• **WHAT IS EXPECTED**
Output the material exactly, but drop every image it holds.

• **RECORDED INFORMATION**
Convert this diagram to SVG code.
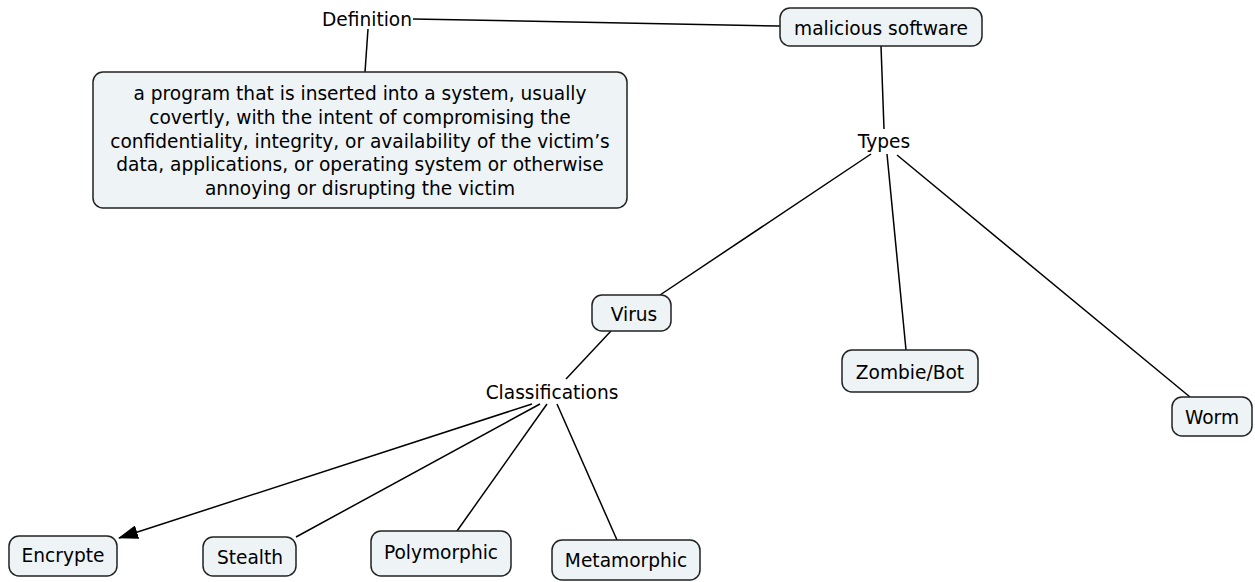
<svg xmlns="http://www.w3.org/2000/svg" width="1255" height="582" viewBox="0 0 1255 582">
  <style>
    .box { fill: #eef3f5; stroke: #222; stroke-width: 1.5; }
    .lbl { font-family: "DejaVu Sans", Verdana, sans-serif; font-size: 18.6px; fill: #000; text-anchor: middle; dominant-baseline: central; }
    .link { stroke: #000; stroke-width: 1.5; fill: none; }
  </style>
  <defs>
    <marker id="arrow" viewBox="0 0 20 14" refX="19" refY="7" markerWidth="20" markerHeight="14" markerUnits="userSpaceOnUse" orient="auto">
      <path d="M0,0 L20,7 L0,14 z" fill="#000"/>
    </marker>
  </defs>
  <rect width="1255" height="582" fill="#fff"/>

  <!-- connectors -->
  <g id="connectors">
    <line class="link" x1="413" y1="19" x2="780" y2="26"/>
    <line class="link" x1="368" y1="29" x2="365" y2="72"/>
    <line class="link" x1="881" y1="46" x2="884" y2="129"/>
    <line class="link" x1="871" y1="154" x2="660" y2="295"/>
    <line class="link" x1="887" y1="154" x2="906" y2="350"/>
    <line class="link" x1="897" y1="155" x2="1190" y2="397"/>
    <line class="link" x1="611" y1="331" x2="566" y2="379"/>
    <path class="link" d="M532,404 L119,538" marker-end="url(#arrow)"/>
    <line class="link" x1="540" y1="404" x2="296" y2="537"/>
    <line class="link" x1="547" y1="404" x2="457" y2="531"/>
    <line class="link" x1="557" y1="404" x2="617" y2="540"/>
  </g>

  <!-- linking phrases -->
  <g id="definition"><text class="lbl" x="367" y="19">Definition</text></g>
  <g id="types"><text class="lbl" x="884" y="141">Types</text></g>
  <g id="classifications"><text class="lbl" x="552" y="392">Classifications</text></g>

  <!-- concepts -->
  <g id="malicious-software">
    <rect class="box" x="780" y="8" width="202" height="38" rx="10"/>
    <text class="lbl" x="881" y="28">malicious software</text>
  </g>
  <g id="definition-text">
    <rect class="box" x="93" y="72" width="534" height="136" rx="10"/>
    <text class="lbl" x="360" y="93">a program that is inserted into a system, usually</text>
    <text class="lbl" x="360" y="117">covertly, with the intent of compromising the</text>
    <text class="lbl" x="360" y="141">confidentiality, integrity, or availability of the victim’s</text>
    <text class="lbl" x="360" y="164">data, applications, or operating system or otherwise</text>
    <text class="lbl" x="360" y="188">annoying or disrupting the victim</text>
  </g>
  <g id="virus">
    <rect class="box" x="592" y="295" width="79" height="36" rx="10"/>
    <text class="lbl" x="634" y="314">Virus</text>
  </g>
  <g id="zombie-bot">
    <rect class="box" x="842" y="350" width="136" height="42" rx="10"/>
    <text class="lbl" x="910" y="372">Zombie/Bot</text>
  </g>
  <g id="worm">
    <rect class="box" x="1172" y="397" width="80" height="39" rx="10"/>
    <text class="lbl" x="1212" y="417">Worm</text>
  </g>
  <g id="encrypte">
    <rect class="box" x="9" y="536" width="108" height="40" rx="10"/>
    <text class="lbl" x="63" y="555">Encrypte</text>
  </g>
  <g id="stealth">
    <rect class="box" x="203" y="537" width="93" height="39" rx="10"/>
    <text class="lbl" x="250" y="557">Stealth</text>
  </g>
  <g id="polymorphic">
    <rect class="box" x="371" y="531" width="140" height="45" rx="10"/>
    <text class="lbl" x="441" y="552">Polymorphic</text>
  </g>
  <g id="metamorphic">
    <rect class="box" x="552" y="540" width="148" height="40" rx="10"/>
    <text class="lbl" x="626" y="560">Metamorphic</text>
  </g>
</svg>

• **RESPONSE TO THE EXERCISE**
Convert this diagram to SVG code.
<svg xmlns="http://www.w3.org/2000/svg" width="1255" height="582" viewBox="0 0 1255 582">
  <style>
    .box { fill: #eef3f5; stroke: #222; stroke-width: 1.5; }
    .lbl { font-family: "DejaVu Sans", Verdana, sans-serif; font-size: 18.6px; fill: #000; text-anchor: middle; dominant-baseline: central; }
    .link { stroke: #000; stroke-width: 1.5; fill: none; }
  </style>
  <defs>
    <marker id="arrow" viewBox="0 0 20 14" refX="19" refY="7" markerWidth="20" markerHeight="14" markerUnits="userSpaceOnUse" orient="auto">
      <path d="M0,0 L20,7 L0,14 z" fill="#000"/>
    </marker>
  </defs>
  <rect width="1255" height="582" fill="#fff"/>

  <!-- connectors -->
  <g id="connectors">
    <line class="link" x1="413" y1="19" x2="780" y2="26"/>
    <line class="link" x1="368" y1="29" x2="365" y2="72"/>
    <line class="link" x1="881" y1="46" x2="884" y2="129"/>
    <line class="link" x1="871" y1="154" x2="660" y2="295"/>
    <line class="link" x1="887" y1="154" x2="906" y2="350"/>
    <line class="link" x1="897" y1="155" x2="1190" y2="397"/>
    <line class="link" x1="611" y1="331" x2="566" y2="379"/>
    <path class="link" d="M532,404 L119,538" marker-end="url(#arrow)"/>
    <line class="link" x1="540" y1="404" x2="296" y2="537"/>
    <line class="link" x1="547" y1="404" x2="457" y2="531"/>
    <line class="link" x1="557" y1="404" x2="617" y2="540"/>
  </g>

  <!-- linking phrases -->
  <g id="definition"><text class="lbl" x="367" y="19">Definition</text></g>
  <g id="types"><text class="lbl" x="884" y="141">Types</text></g>
  <g id="classifications"><text class="lbl" x="552" y="392">Classifications</text></g>

  <!-- concepts -->
  <g id="malicious-software">
    <rect class="box" x="780" y="8" width="202" height="38" rx="10"/>
    <text class="lbl" x="881" y="28">malicious software</text>
  </g>
  <g id="definition-text">
    <rect class="box" x="93" y="72" width="534" height="136" rx="10"/>
    <text class="lbl" x="360" y="93">a program that is inserted into a system, usually</text>
    <text class="lbl" x="360" y="117">covertly, with the intent of compromising the</text>
    <text class="lbl" x="360" y="141">confidentiality, integrity, or availability of the victim’s</text>
    <text class="lbl" x="360" y="164">data, applications, or operating system or otherwise</text>
    <text class="lbl" x="360" y="188">annoying or disrupting the victim</text>
  </g>
  <g id="virus">
    <rect class="box" x="592" y="295" width="79" height="36" rx="10"/>
    <text class="lbl" x="634" y="314">Virus</text>
  </g>
  <g id="zombie-bot">
    <rect class="box" x="842" y="350" width="136" height="42" rx="10"/>
    <text class="lbl" x="910" y="372">Zombie/Bot</text>
  </g>
  <g id="worm">
    <rect class="box" x="1172" y="397" width="80" height="39" rx="10"/>
    <text class="lbl" x="1212" y="417">Worm</text>
  </g>
  <g id="encrypte">
    <rect class="box" x="9" y="536" width="108" height="40" rx="10"/>
    <text class="lbl" x="63" y="555">Encrypte</text>
  </g>
  <g id="stealth">
    <rect class="box" x="203" y="537" width="93" height="39" rx="10"/>
    <text class="lbl" x="250" y="557">Stealth</text>
  </g>
  <g id="polymorphic">
    <rect class="box" x="371" y="531" width="140" height="45" rx="10"/>
    <text class="lbl" x="441" y="552">Polymorphic</text>
  </g>
  <g id="metamorphic">
    <rect class="box" x="552" y="540" width="148" height="40" rx="10"/>
    <text class="lbl" x="626" y="560">Metamorphic</text>
  </g>
</svg>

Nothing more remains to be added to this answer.